Et le gouvernement Barnier est tombé. Avec 331 voix, le premier ministre issu des Républicains (LR) a été censuré par les députés, la gauche et l’extrême droite ayant mêlé leurs voix pour le renverser. L’ancien commissaire européen quitte donc Matignon, moins de trois mois après y être entré, devenant le deuxième chef de gouvernement de la Ve République à ne pas pouvoir échapper à la censure, après Georges Pompidou en 1962. Une sanction historique, qui vient confirmer, s’il en était besoin, l’échec cuisant de l’opération dissolution, déclenchée par Emmanuel Macron le 9 juin.
Car afin de justifier sa décision, le président avait expliqué qu’il s’agissait d’éviter la censure du gouvernement Attal sur le budget, attendue pour l’automne. Avant toute chose ne pas subir, expliquaient alors ses exégètes élyséens. Six mois plus tard, c’est exactement le scénario redouté qui se produit : le gouvernement se voit censuré sur le budget de la « Sécu », la boucle est bouclée.
Mais quels dommages au passage : une période de stress et de tension pour le pays, alors que le Rassemblement national (RN), grand vainqueur des élections européennes, n’avait jamais semblé aussi proche du pouvoir ; un scrutin législatif organisé à la va-vite sans que le débat démocratique puisse s’élancer ; des semaines de vacance du pouvoir, avec un gouvernement cantonné aux affaires courantes, alors que les déficits continuaient de se creuser ; un RN devenu maître du jeu, tant pour gouverner (Barnier a en partie cédé à ses revendications) que pour censurer (la gauche a accepté d’être coresponsable de la censure avec lui) ; un affaissement de l’image de la politique… Et, finalement, tant de temps perdu, au détriment des Français, pour revenir à la case départ… Tout ça pour ça !
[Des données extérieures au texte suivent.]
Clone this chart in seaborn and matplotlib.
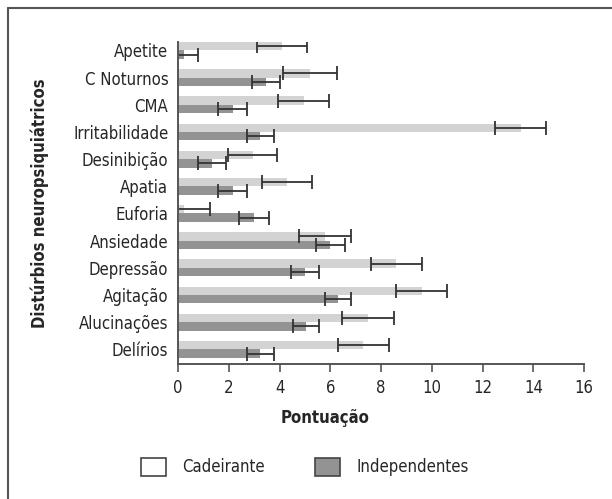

Responsabilités des partis
En boomerang, la pression est revenue sur Emmanuel Macron qui, avec cette décision « insensée, en ceci qu’elle n’a pas de sens », comme la décrivait l’ex-député (Renaissance) de Paris Gilles Le Gendre, s’est lui-même mis dans une seringue. Depuis l’Arabie saoudite, le chef de l’Etat a assuré qu’il n’avait nul regret, assumant d’avoir voulu « redonner la parole au peuple » et renvoyant la « responsabilité » de la situation au « peuple français », qui a voté les 30 juin et 7 juillet. Le président de la République a toujours refusé de prendre sa part dans l’échec de l’opération qu’il a entreprise. « Au soir du second tour, ce sera la faute de personne », clamait-il entre les deux tours des législatives, alors que la possibilité d’une victoire du RN le 7 juillet prenait corps, avant d’être évitée grâce au front républicain.